» **DIRECTIONS FOR THIS TASK**
Output each line exactly as it appears, skipping any embedded picture.

» **EXTRACTED DATA**
╭──

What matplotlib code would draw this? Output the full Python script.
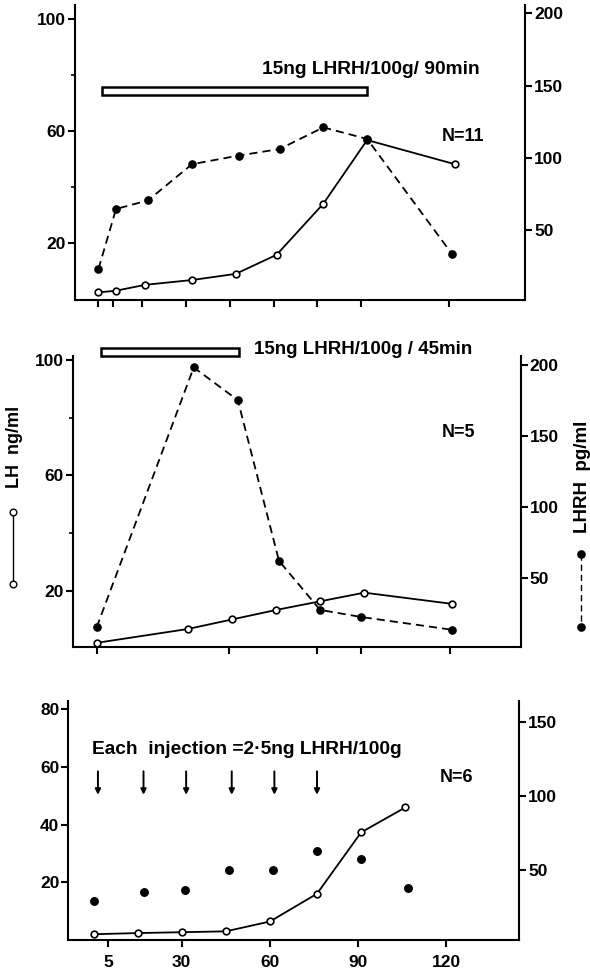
import matplotlib
matplotlib.use("Agg")
import matplotlib.pyplot as plt
from matplotlib.lines import Line2D
from matplotlib.patches import Rectangle

plt.rcParams['font.family'] = ['Liberation Sans', 'DejaVu Sans']
plt.rcParams['font.weight'] = 'bold'

# panel A: 15ng LHRH/100g over 90 min (N=11)
a_lh_t = [0, 6, 16, 32, 47, 61, 77, 92, 122]
a_lh = [2.5, 3.1, 5.2, 6.9, 9.1, 15.9, 34.1, 56.8, 48.2]
a_lhrh_t = [0, 6, 17, 32, 48, 62, 77, 92, 121]
a_lhrh = [23, 64.5, 70.5, 95.5, 101.5, 106, 121, 113, 33.5]
a_infusion = (1.3, 92)
a_xticks = [0, 5, 15, 30, 45, 60, 75, 90, 120]

# panel B: 15ng LHRH/100g over 45 min (N=5)
b_lh_t = [0, 31, 46, 61, 76, 91, 121]
b_lh = [1.9, 6.7, 10, 13.3, 16.3, 19.3, 15.4]
b_lhrh_t = [0, 33, 48, 62, 76, 90, 121]
b_lhrh = [15.3, 198, 175, 62, 27.5, 22.5, 13.5]
b_infusion = (1.4, 48.5)
b_xticks = [0, 45, 75, 90, 120]

# panel C: pulsed 2.5ng injections (N=6)
c_lh_t = [0, 15, 30, 45, 60, 76, 91, 106]
c_lh = [2.1, 2.5, 2.8, 3.1, 6.5, 16.1, 37.3, 45.9]
c_lhrh_t = [0, 17, 31, 46, 61, 76, 91, 107]
c_lhrh = [28.5, 35, 36.5, 49.5, 49.5, 63, 57, 37.5]
c_inject_t = [1.5, 17, 31.5, 47, 61.5, 76]
c_xticks = [5, 30, 60, 90, 120]

LW = 1.3
MS = 4.8
DASH = (4.5, 2.8)
TICK_FS = 12.5

fig = plt.figure(figsize=(5.9, 9.72), dpi=100)


def _axes(rect, xlim, lh_lim, lhrh_lim, lh_ticks, lh_minor, lhrh_ticks):
    ax = fig.add_axes(rect)
    ax2 = ax.twinx()
    for a in (ax, ax2):
        a.spines['top'].set_visible(False)
        for s in a.spines.values():
            s.set_linewidth(1.5)
    ax.spines['right'].set_visible(False)
    ax2.spines['left'].set_visible(False)
    ax2.spines['bottom'].set_visible(False)
    ax.set_xlim(xlim)
    ax.set_ylim(lh_lim)
    ax2.set_ylim(lhrh_lim)
    ax.set_yticks(lh_ticks)
    ax.set_yticks(lh_minor, minor=True)
    ax2.set_yticks(lhrh_ticks)
    ax.tick_params(axis='y', which='major', length=5, width=1.5,
                   labelsize=TICK_FS, pad=1.5)
    ax.tick_params(axis='y', which='minor', length=3, width=1.2)
    ax.tick_params(axis='x', length=5, width=1.5, labelsize=TICK_FS, pad=6)
    ax2.tick_params(axis='y', length=5, width=1.5, labelsize=TICK_FS,
                    pad=1.5)
    return ax, ax2


def _lh(ax, t, v):
    ax.plot(t, v, color='black', lw=LW, marker='o', ms=MS,
            mfc='white', mec='black', mew=1.2, zorder=4, clip_on=False)


def _lhrh(ax, t, v, line=True):
    if line:
        ax.plot(t, v, color='black', lw=LW, dashes=DASH, marker='o',
                ms=MS + 0.4, mfc='black', mec='black', zorder=3,
                clip_on=False)
    else:
        ax.plot(t, v, linestyle='none', marker='o', ms=MS + 0.6,
                mfc='black', mec='black', zorder=3, clip_on=False)


def _bar(ax, span, y0, y1):
    ax.add_patch(Rectangle((span[0], y0), span[1] - span[0], y1 - y0,
                           facecolor='white', edgecolor='black', lw=1.8,
                           clip_on=False, zorder=5))


# ---- top panel ----
ax, ax2 = _axes([0.1271, 0.6914, 0.7627, 0.3035], (-8.05, 146.06),
                (-0.2, 104.95), (1.5, 205.8), [20, 60, 100], [40, 80],
                [50, 100, 150, 200])
ax.set_xticks(a_xticks)
ax.set_xticklabels([])
_bar(ax, a_infusion, 72.9, 75.8)
_lh(ax, a_lh_t, a_lh)
_lhrh(ax2, a_lhrh_t, a_lhrh)
ax.text(55.9, 81.8, '15ng LHRH/100g/ 90min', fontsize=13.8,
        ha='left', va='center')
ax.text(124.9, 58.0, 'N=11', fontsize=13, ha='center', va='center')

# ---- middle panel ----
ax, ax2 = _axes([0.1232, 0.3339, 0.7593, 0.3002], (-8.16, 144.2),
                (0.3, 101.5), (1.1, 206.3), [20, 60, 100], [40, 80],
                [50, 100, 150, 200])
ax.set_xticks(b_xticks)
ax.set_xticklabels([])
_bar(ax, b_infusion, 101.4, 104.3)
_lh(ax, b_lh_t, b_lh)
_lhrh(ax2, b_lhrh_t, b_lhrh)
ax.text(53.5, 103.5, '15ng LHRH/100g / 45min', fontsize=13.5,
        ha='left', va='center')
ax.text(123, 74.9, 'N=5', fontsize=13, ha='center', va='center')

# ---- bottom panel ----
ax, ax2 = _axes([0.1158, 0.0332, 0.7644, 0.2456], (-8.57, 144.8),
                (0.2, 82.7), (2.6, 164.2), [20, 40, 60, 80], [],
                [50, 100, 150])
ax.set_xticks(c_xticks)
ax.set_xticklabels([str(t) for t in c_xticks])
_lh(ax, c_lh_t, c_lh)
_lhrh(ax2, c_lhrh_t, c_lhrh, line=False)
for t in c_inject_t:
    ax.annotate('', xy=(t, 50.3), xytext=(t, 58.4),
                arrowprops=dict(arrowstyle='-|>', lw=1.4, color='black',
                                mutation_scale=8, shrinkA=0, shrinkB=0))
ax.text(-0.6, 65.8, 'Each  injection =2·5ng LHRH/100g', fontsize=13.8,
        ha='left', va='center')
ax.text(123.5, 56.1, 'N=6', fontsize=13, ha='center', va='center')

# axis titles with their line keys
fig.text(0.0254, 0.5401, 'LH  ng/ml', rotation=90, fontsize=13,
         ha='center', va='center')
fig.text(0.9876, 0.5093, 'LHRH  pg/ml', rotation=90, fontsize=13.5,
         ha='center', va='center')
fig.add_artist(Line2D([0.0225, 0.0225], [0.4729, 0.3992],
                      transform=fig.transFigure, color='black', lw=1.0,
                      marker='o', ms=MS, mfc='white', mec='black'))
fig.add_artist(Line2D([0.9842, 0.9842], [0.4300, 0.3553],
                      transform=fig.transFigure, color='black', lw=1.0,
                      dashes=DASH, marker='o', ms=MS + 0.4, mfc='black'))

fig.savefig('out.png', dpi=100)
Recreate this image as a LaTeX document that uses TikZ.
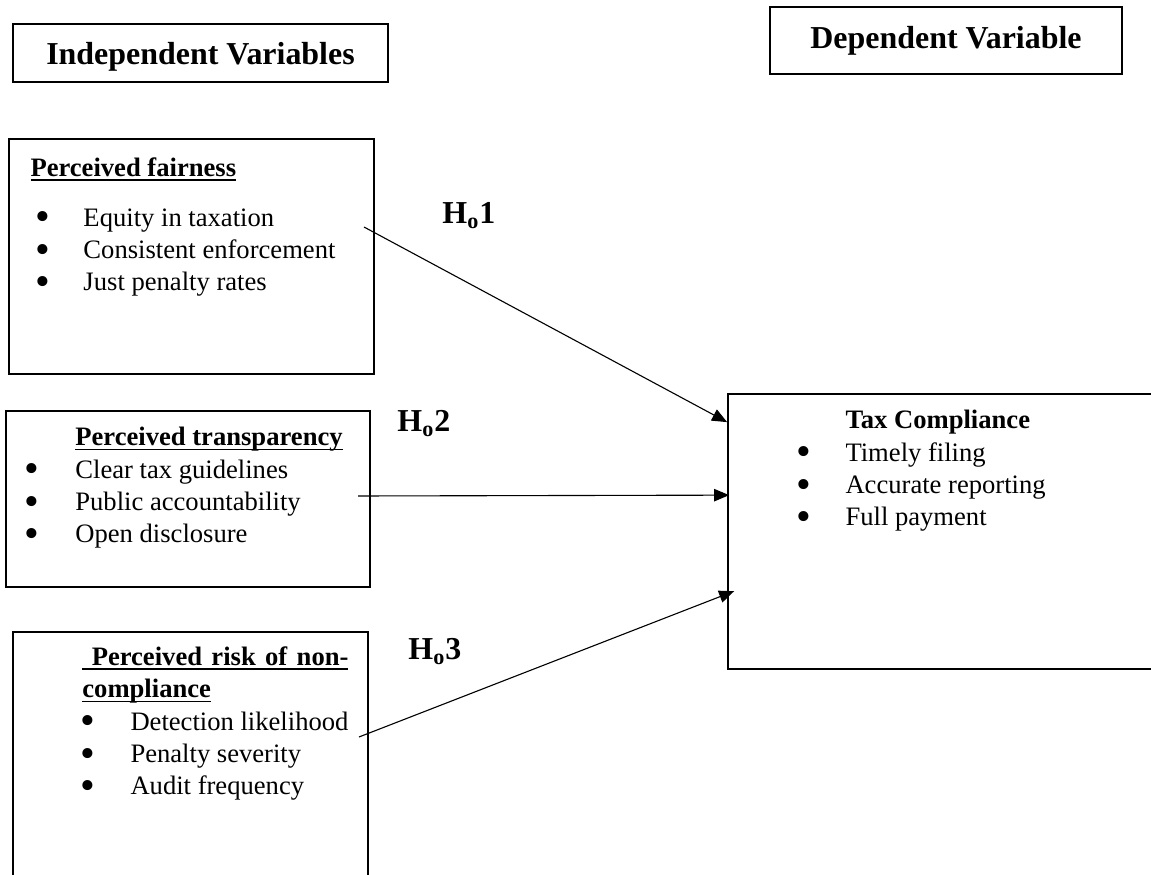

╰──

» **SOLUTION FOR THIS TASK**
What matplotlib code would draw this? Output the full Python script.
import matplotlib
matplotlib.use("Agg")
import matplotlib.pyplot as plt
from matplotlib.lines import Line2D
from matplotlib.patches import Rectangle

plt.rcParams['font.family'] = ['Liberation Sans', 'DejaVu Sans']
plt.rcParams['font.weight'] = 'bold'

# panel A: 15ng LHRH/100g over 90 min (N=11)
a_lh_t = [0, 6, 16, 32, 47, 61, 77, 92, 122]
a_lh = [2.5, 3.1, 5.2, 6.9, 9.1, 15.9, 34.1, 56.8, 48.2]
a_lhrh_t = [0, 6, 17, 32, 48, 62, 77, 92, 121]
a_lhrh = [23, 64.5, 70.5, 95.5, 101.5, 106, 121, 113, 33.5]
a_infusion = (1.3, 92)
a_xticks = [0, 5, 15, 30, 45, 60, 75, 90, 120]

# panel B: 15ng LHRH/100g over 45 min (N=5)
b_lh_t = [0, 31, 46, 61, 76, 91, 121]
b_lh = [1.9, 6.7, 10, 13.3, 16.3, 19.3, 15.4]
b_lhrh_t = [0, 33, 48, 62, 76, 90, 121]
b_lhrh = [15.3, 198, 175, 62, 27.5, 22.5, 13.5]
b_infusion = (1.4, 48.5)
b_xticks = [0, 45, 75, 90, 120]

# panel C: pulsed 2.5ng injections (N=6)
c_lh_t = [0, 15, 30, 45, 60, 76, 91, 106]
c_lh = [2.1, 2.5, 2.8, 3.1, 6.5, 16.1, 37.3, 45.9]
c_lhrh_t = [0, 17, 31, 46, 61, 76, 91, 107]
c_lhrh = [28.5, 35, 36.5, 49.5, 49.5, 63, 57, 37.5]
c_inject_t = [1.5, 17, 31.5, 47, 61.5, 76]
c_xticks = [5, 30, 60, 90, 120]

LW = 1.3
MS = 4.8
DASH = (4.5, 2.8)
TICK_FS = 12.5

fig = plt.figure(figsize=(5.9, 9.72), dpi=100)


def _axes(rect, xlim, lh_lim, lhrh_lim, lh_ticks, lh_minor, lhrh_ticks):
    ax = fig.add_axes(rect)
    ax2 = ax.twinx()
    for a in (ax, ax2):
        a.spines['top'].set_visible(False)
        for s in a.spines.values():
            s.set_linewidth(1.5)
    ax.spines['right'].set_visible(False)
    ax2.spines['left'].set_visible(False)
    ax2.spines['bottom'].set_visible(False)
    ax.set_xlim(xlim)
    ax.set_ylim(lh_lim)
    ax2.set_ylim(lhrh_lim)
    ax.set_yticks(lh_ticks)
    ax.set_yticks(lh_minor, minor=True)
    ax2.set_yticks(lhrh_ticks)
    ax.tick_params(axis='y', which='major', length=5, width=1.5,
                   labelsize=TICK_FS, pad=1.5)
    ax.tick_params(axis='y', which='minor', length=3, width=1.2)
    ax.tick_params(axis='x', length=5, width=1.5, labelsize=TICK_FS, pad=6)
    ax2.tick_params(axis='y', length=5, width=1.5, labelsize=TICK_FS,
                    pad=1.5)
    return ax, ax2


def _lh(ax, t, v):
    ax.plot(t, v, color='black', lw=LW, marker='o', ms=MS,
            mfc='white', mec='black', mew=1.2, zorder=4, clip_on=False)


def _lhrh(ax, t, v, line=True):
    if line:
        ax.plot(t, v, color='black', lw=LW, dashes=DASH, marker='o',
                ms=MS + 0.4, mfc='black', mec='black', zorder=3,
                clip_on=False)
    else:
        ax.plot(t, v, linestyle='none', marker='o', ms=MS + 0.6,
                mfc='black', mec='black', zorder=3, clip_on=False)


def _bar(ax, span, y0, y1):
    ax.add_patch(Rectangle((span[0], y0), span[1] - span[0], y1 - y0,
                           facecolor='white', edgecolor='black', lw=1.8,
                           clip_on=False, zorder=5))


# ---- top panel ----
ax, ax2 = _axes([0.1271, 0.6914, 0.7627, 0.3035], (-8.05, 146.06),
                (-0.2, 104.95), (1.5, 205.8), [20, 60, 100], [40, 80],
                [50, 100, 150, 200])
ax.set_xticks(a_xticks)
ax.set_xticklabels([])
_bar(ax, a_infusion, 72.9, 75.8)
_lh(ax, a_lh_t, a_lh)
_lhrh(ax2, a_lhrh_t, a_lhrh)
ax.text(55.9, 81.8, '15ng LHRH/100g/ 90min', fontsize=13.8,
        ha='left', va='center')
ax.text(124.9, 58.0, 'N=11', fontsize=13, ha='center', va='center')

# ---- middle panel ----
ax, ax2 = _axes([0.1232, 0.3339, 0.7593, 0.3002], (-8.16, 144.2),
                (0.3, 101.5), (1.1, 206.3), [20, 60, 100], [40, 80],
                [50, 100, 150, 200])
ax.set_xticks(b_xticks)
ax.set_xticklabels([])
_bar(ax, b_infusion, 101.4, 104.3)
_lh(ax, b_lh_t, b_lh)
_lhrh(ax2, b_lhrh_t, b_lhrh)
ax.text(53.5, 103.5, '15ng LHRH/100g / 45min', fontsize=13.5,
        ha='left', va='center')
ax.text(123, 74.9, 'N=5', fontsize=13, ha='center', va='center')

# ---- bottom panel ----
ax, ax2 = _axes([0.1158, 0.0332, 0.7644, 0.2456], (-8.57, 144.8),
                (0.2, 82.7), (2.6, 164.2), [20, 40, 60, 80], [],
                [50, 100, 150])
ax.set_xticks(c_xticks)
ax.set_xticklabels([str(t) for t in c_xticks])
_lh(ax, c_lh_t, c_lh)
_lhrh(ax2, c_lhrh_t, c_lhrh, line=False)
for t in c_inject_t:
    ax.annotate('', xy=(t, 50.3), xytext=(t, 58.4),
                arrowprops=dict(arrowstyle='-|>', lw=1.4, color='black',
                                mutation_scale=8, shrinkA=0, shrinkB=0))
ax.text(-0.6, 65.8, 'Each  injection =2·5ng LHRH/100g', fontsize=13.8,
        ha='left', va='center')
ax.text(123.5, 56.1, 'N=6', fontsize=13, ha='center', va='center')

# axis titles with their line keys
fig.text(0.0254, 0.5401, 'LH  ng/ml', rotation=90, fontsize=13,
         ha='center', va='center')
fig.text(0.9876, 0.5093, 'LHRH  pg/ml', rotation=90, fontsize=13.5,
         ha='center', va='center')
fig.add_artist(Line2D([0.0225, 0.0225], [0.4729, 0.3992],
                      transform=fig.transFigure, color='black', lw=1.0,
                      marker='o', ms=MS, mfc='white', mec='black'))
fig.add_artist(Line2D([0.9842, 0.9842], [0.4300, 0.3553],
                      transform=fig.transFigure, color='black', lw=1.0,
                      dashes=DASH, marker='o', ms=MS + 0.4, mfc='black'))

fig.savefig('out.png', dpi=100)
Recreate this image as a LaTeX document that uses TikZ.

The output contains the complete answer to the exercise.